> **INFORMATION PROVIDED**
____
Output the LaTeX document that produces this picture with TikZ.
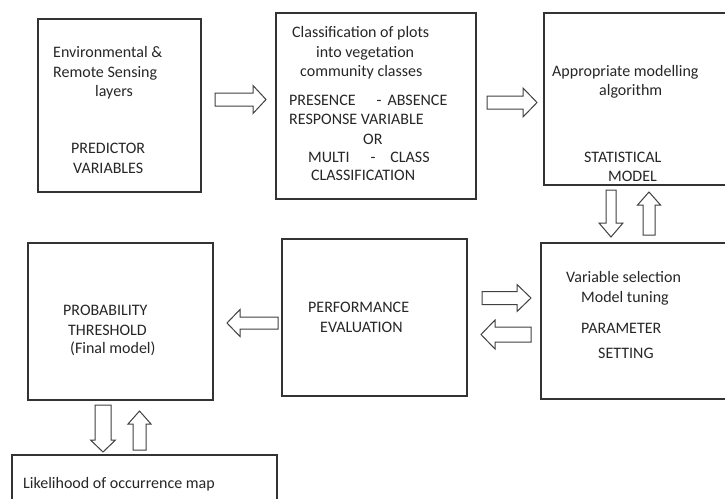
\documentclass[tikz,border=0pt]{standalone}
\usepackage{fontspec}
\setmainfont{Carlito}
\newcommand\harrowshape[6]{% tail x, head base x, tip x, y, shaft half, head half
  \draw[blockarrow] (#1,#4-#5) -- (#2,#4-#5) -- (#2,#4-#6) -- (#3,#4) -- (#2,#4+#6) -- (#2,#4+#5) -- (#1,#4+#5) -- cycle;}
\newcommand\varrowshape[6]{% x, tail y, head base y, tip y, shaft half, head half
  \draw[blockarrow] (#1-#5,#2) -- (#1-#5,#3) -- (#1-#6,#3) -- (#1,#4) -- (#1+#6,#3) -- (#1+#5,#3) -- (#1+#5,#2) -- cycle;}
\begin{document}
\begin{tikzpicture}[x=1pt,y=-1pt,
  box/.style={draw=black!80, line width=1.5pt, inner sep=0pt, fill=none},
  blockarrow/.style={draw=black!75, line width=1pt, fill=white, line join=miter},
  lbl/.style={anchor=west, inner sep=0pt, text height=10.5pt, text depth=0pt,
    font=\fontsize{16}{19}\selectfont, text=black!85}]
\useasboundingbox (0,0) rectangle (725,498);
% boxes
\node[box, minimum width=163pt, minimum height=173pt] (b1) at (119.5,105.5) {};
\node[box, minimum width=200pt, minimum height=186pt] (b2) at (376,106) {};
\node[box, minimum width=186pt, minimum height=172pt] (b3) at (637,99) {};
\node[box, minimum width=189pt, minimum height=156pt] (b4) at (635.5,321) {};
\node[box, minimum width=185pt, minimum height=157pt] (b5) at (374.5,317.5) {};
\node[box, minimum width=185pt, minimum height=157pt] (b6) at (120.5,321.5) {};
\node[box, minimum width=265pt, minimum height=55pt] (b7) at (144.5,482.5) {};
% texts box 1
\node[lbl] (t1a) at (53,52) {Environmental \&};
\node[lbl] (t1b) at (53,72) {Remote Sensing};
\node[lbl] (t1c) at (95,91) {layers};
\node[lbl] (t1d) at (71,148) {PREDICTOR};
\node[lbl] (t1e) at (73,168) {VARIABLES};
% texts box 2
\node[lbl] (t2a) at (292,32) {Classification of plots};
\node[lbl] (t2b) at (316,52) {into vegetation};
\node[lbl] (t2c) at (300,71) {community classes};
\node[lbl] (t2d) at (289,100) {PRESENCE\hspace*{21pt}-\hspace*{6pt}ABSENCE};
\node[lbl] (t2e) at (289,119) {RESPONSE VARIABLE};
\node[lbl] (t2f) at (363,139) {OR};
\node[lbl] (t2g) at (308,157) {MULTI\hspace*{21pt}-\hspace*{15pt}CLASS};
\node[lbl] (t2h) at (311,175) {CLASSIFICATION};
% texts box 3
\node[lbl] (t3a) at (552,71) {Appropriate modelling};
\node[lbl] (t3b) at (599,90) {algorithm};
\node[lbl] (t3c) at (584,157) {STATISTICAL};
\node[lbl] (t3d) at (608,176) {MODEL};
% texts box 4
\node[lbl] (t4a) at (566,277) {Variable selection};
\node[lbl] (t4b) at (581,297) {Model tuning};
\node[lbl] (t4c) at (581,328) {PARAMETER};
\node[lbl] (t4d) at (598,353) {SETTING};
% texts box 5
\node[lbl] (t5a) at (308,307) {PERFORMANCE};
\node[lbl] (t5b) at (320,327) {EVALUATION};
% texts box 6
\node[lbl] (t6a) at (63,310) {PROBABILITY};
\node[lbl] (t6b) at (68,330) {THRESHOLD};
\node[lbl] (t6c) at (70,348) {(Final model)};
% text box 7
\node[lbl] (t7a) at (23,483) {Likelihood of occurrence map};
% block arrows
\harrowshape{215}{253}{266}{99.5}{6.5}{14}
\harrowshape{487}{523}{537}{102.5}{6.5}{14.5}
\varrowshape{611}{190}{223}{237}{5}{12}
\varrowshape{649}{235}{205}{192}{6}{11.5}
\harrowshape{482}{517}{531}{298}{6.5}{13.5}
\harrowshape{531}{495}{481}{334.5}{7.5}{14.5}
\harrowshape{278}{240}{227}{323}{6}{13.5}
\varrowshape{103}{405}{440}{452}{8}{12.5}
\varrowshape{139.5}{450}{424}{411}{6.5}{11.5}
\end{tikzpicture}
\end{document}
____
> **WHAT TO WORK ON**
Reproduce the whole listing exactly, but not the images in it.

> **FINAL RESULT**
Output the LaTeX document that produces this picture with TikZ.
\documentclass[tikz,border=0pt]{standalone}
\usepackage{fontspec}
\setmainfont{Carlito}
\newcommand\harrowshape[6]{% tail x, head base x, tip x, y, shaft half, head half
  \draw[blockarrow] (#1,#4-#5) -- (#2,#4-#5) -- (#2,#4-#6) -- (#3,#4) -- (#2,#4+#6) -- (#2,#4+#5) -- (#1,#4+#5) -- cycle;}
\newcommand\varrowshape[6]{% x, tail y, head base y, tip y, shaft half, head half
  \draw[blockarrow] (#1-#5,#2) -- (#1-#5,#3) -- (#1-#6,#3) -- (#1,#4) -- (#1+#6,#3) -- (#1+#5,#3) -- (#1+#5,#2) -- cycle;}
\begin{document}
\begin{tikzpicture}[x=1pt,y=-1pt,
  box/.style={draw=black!80, line width=1.5pt, inner sep=0pt, fill=none},
  blockarrow/.style={draw=black!75, line width=1pt, fill=white, line join=miter},
  lbl/.style={anchor=west, inner sep=0pt, text height=10.5pt, text depth=0pt,
    font=\fontsize{16}{19}\selectfont, text=black!85}]
\useasboundingbox (0,0) rectangle (725,498);
% boxes
\node[box, minimum width=163pt, minimum height=173pt] (b1) at (119.5,105.5) {};
\node[box, minimum width=200pt, minimum height=186pt] (b2) at (376,106) {};
\node[box, minimum width=186pt, minimum height=172pt] (b3) at (637,99) {};
\node[box, minimum width=189pt, minimum height=156pt] (b4) at (635.5,321) {};
\node[box, minimum width=185pt, minimum height=157pt] (b5) at (374.5,317.5) {};
\node[box, minimum width=185pt, minimum height=157pt] (b6) at (120.5,321.5) {};
\node[box, minimum width=265pt, minimum height=55pt] (b7) at (144.5,482.5) {};
% texts box 1
\node[lbl] (t1a) at (53,52) {Environmental \&};
\node[lbl] (t1b) at (53,72) {Remote Sensing};
\node[lbl] (t1c) at (95,91) {layers};
\node[lbl] (t1d) at (71,148) {PREDICTOR};
\node[lbl] (t1e) at (73,168) {VARIABLES};
% texts box 2
\node[lbl] (t2a) at (292,32) {Classification of plots};
\node[lbl] (t2b) at (316,52) {into vegetation};
\node[lbl] (t2c) at (300,71) {community classes};
\node[lbl] (t2d) at (289,100) {PRESENCE\hspace*{21pt}-\hspace*{6pt}ABSENCE};
\node[lbl] (t2e) at (289,119) {RESPONSE VARIABLE};
\node[lbl] (t2f) at (363,139) {OR};
\node[lbl] (t2g) at (308,157) {MULTI\hspace*{21pt}-\hspace*{15pt}CLASS};
\node[lbl] (t2h) at (311,175) {CLASSIFICATION};
% texts box 3
\node[lbl] (t3a) at (552,71) {Appropriate modelling};
\node[lbl] (t3b) at (599,90) {algorithm};
\node[lbl] (t3c) at (584,157) {STATISTICAL};
\node[lbl] (t3d) at (608,176) {MODEL};
% texts box 4
\node[lbl] (t4a) at (566,277) {Variable selection};
\node[lbl] (t4b) at (581,297) {Model tuning};
\node[lbl] (t4c) at (581,328) {PARAMETER};
\node[lbl] (t4d) at (598,353) {SETTING};
% texts box 5
\node[lbl] (t5a) at (308,307) {PERFORMANCE};
\node[lbl] (t5b) at (320,327) {EVALUATION};
% texts box 6
\node[lbl] (t6a) at (63,310) {PROBABILITY};
\node[lbl] (t6b) at (68,330) {THRESHOLD};
\node[lbl] (t6c) at (70,348) {(Final model)};
% text box 7
\node[lbl] (t7a) at (23,483) {Likelihood of occurrence map};
% block arrows
\harrowshape{215}{253}{266}{99.5}{6.5}{14}
\harrowshape{487}{523}{537}{102.5}{6.5}{14.5}
\varrowshape{611}{190}{223}{237}{5}{12}
\varrowshape{649}{235}{205}{192}{6}{11.5}
\harrowshape{482}{517}{531}{298}{6.5}{13.5}
\harrowshape{531}{495}{481}{334.5}{7.5}{14.5}
\harrowshape{278}{240}{227}{323}{6}{13.5}
\varrowshape{103}{405}{440}{452}{8}{12.5}
\varrowshape{139.5}{450}{424}{411}{6.5}{11.5}
\end{tikzpicture}
\end{document}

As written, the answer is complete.